• **Short task**
Wherever a line in the data below holds "chart", copy that line.
-.-.-
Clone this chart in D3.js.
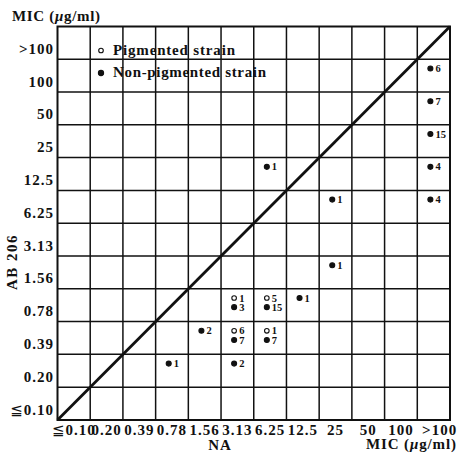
<!DOCTYPE html>
<html>
<head>
<meta charset="utf-8">
<script src="https://cdn.jsdelivr.net/npm/d3@7"></script>
<style>
	body { margin: 0; background: #fff; }
	svg text { font-family: "Liberation Serif", "DejaVu Serif", serif; fill: #111; font-weight: bold; }
	svg tspan.le { font-family: "DejaVu Sans", sans-serif; font-weight: normal; }
</style>
</head>
<body>
<div id="chart"></div>
<script>
// MIC categories (same on both axes)
var micCats = ["≦0.10", "0.20", "0.39", "0.78", "1.56", "3.13", "6.25", "12.5", "25", "50", "100", ">100"];

// strains: NA mic, AB 206 mic, pigmented?, number of strains, slot in cell
var ptNA    = ["3.13", "6.25", "3.13", "6.25", "3.13", "6.25", "3.13", "6.25", "12.5", "25", "25", "6.25", ">100", ">100", ">100", ">100", ">100", "0.78", "1.56", "3.13"];
var ptAB    = ["0.78", "0.78", "0.39", "0.39", "0.78", "0.78", "0.39", "0.39", "0.78", "1.56", "6.25", "12.5", "100", "50", "25", "12.5", "6.25", "0.20", "0.39", "0.20"];
var ptPig   = [true, true, true, true, false, false, false, false, false, false, false, false, false, false, false, false, false, false, false, false];
var ptCount = [1, 5, 6, 1, 3, 15, 7, 7, 1, 1, 1, 1, 6, 7, 15, 4, 4, 1, 2, 2];
var ptSlot  = [0, 0, 0, 0, 1, 1, 1, 1, 0, 0, 0, 0, 0, 0, 0, 0, 0, 0, 0, 0];

var legendLabels = ["Pigmented strain", "Non-pigmented strain"];

var width = 457, height = 454;
var plotL = 57.5, plotR = 450, plotT = 26.5, plotB = 420;

var svg = d3.select("#chart").append("svg")
	.attr("width", width)
	.attr("height", height);

var x = d3.scaleBand().domain(micCats).range([plotL, plotR]);
var y = d3.scaleBand().domain(micCats).range([plotB, plotT]);
var bw = x.bandwidth();

// grid
var grid = svg.append("g").attr("stroke", "#111").attr("stroke-width", 1.5);
grid.selectAll("line.v")
	.data(micCats.slice(1))
	.enter().append("line").attr("class", "v")
	.attr("x1", d => x(d)).attr("x2", d => x(d))
	.attr("y1", plotT).attr("y2", plotB);
grid.selectAll("line.h")
	.data(micCats.slice(1))
	.enter().append("line").attr("class", "h")
	.attr("y1", d => y(d) + bw).attr("y2", d => y(d) + bw)
	.attr("x1", plotL).attr("x2", plotR);

svg.append("rect")
	.attr("x", plotL).attr("y", plotT)
	.attr("width", plotR - plotL).attr("height", plotB - plotT)
	.attr("fill", "none").attr("stroke", "#111").attr("stroke-width", 2);

// diagonal
svg.append("line")
	.attr("x1", x(micCats[0])).attr("y1", y(micCats[0]) + bw)
	.attr("x2", x(micCats[micCats.length - 1]) + bw).attr("y2", y(micCats[micCats.length - 1]))
	.attr("stroke", "#111").attr("stroke-width", 2.8);

// tick label with the ≦ sign in a font that has it
function tickText(sel) {
	sel.each(function(d) {
		var t = d3.select(this);
		if (d.charAt(0) == "≦") {
			t.append("tspan").attr("class", "le").text("≦");
			t.append("tspan").text(d.slice(1));
		} else {
			t.text(d);
		}
	});
}

svg.append("g").selectAll("text")
	.data(micCats)
	.enter().append("text")
	.attr("x", d => x(d) + bw / 2 + (d == ">100" ? 6 : 0))
	.attr("y", 435)
	.attr("text-anchor", "middle")
	.attr("font-size", 15)
	.attr("letter-spacing", 1)
	.call(tickText);

svg.append("g").selectAll("text")
	.data(micCats)
	.enter().append("text")
	.attr("x", 54)
	.attr("y", d => y(d) + bw / 2 + 11)
	.attr("text-anchor", "end")
	.attr("font-size", 15)
	.attr("letter-spacing", 1)
	.call(tickText);

// axis titles
function micTitle(sel) {
	sel.append("tspan").text("MIC (");
	sel.append("tspan").attr("font-style", "italic").text("μ");
	sel.append("tspan").text("g/ml)");
}
svg.append("text").attr("x", 12).attr("y", 21).attr("font-size", 15)
	.attr("textLength", 88).attr("lengthAdjust", "spacing").call(micTitle);
svg.append("text").attr("x", 366).attr("y", 449).attr("font-size", 15)
	.attr("textLength", 90).attr("lengthAdjust", "spacing").call(micTitle);
svg.append("text").attr("x", 220).attr("y", 450).attr("font-size", 15)
	.attr("text-anchor", "middle").attr("letter-spacing", 1).text("NA");
svg.append("text")
	.attr("transform", "translate(17,262) rotate(-90)")
	.attr("text-anchor", "middle").attr("font-size", 15)
	.attr("letter-spacing", 1.5).text("AB 206");

// legend
var legend = svg.append("g");
legendLabels.forEach(function(lab, i) {
	var ly = 54.5 + i * 22.5;
	legend.append("circle")
		.attr("cx", 101).attr("cy", ly - 4)
		.attr("r", i == 0 ? 2.3 : 2.6)
		.attr("fill", i == 0 ? "#fff" : "#111")
		.attr("stroke", "#111").attr("stroke-width", 1.1);
	legend.append("text")
		.attr("x", 113).attr("y", ly)
		.attr("font-size", 15)
		.attr("font-weight", "normal")
		.attr("textLength", i == 0 ? 122 : 153)
		.attr("lengthAdjust", "spacing")
		.text(lab);
});

// points
var idx = d3.range(ptNA.length);
var px = i => x(ptNA[i]) + bw * 0.4;
var py = i => y(ptAB[i]) + bw * (ptSlot[i] == 0 ? 0.28 : 0.56);

var pts = svg.append("g");
pts.selectAll("circle")
	.data(idx)
	.enter().append("circle")
	.attr("cx", px).attr("cy", py)
	.attr("r", i => ptPig[i] ? 2.3 : 2.5)
	.attr("fill", i => ptPig[i] ? "#fff" : "#111")
	.attr("stroke", "#111").attr("stroke-width", 1.1);
pts.selectAll("text")
	.data(idx)
	.enter().append("text")
	.attr("x", i => px(i) + 5)
	.attr("y", i => py(i) + 3.6)
	.attr("font-size", 10.5)
	.text(i => ptCount[i]);
</script>
</body>
</html>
-.-.-
• **Response to the task**
Clone this chart in D3.js.
<div id="chart"></div>
var svg = d3.select("#chart").append("svg")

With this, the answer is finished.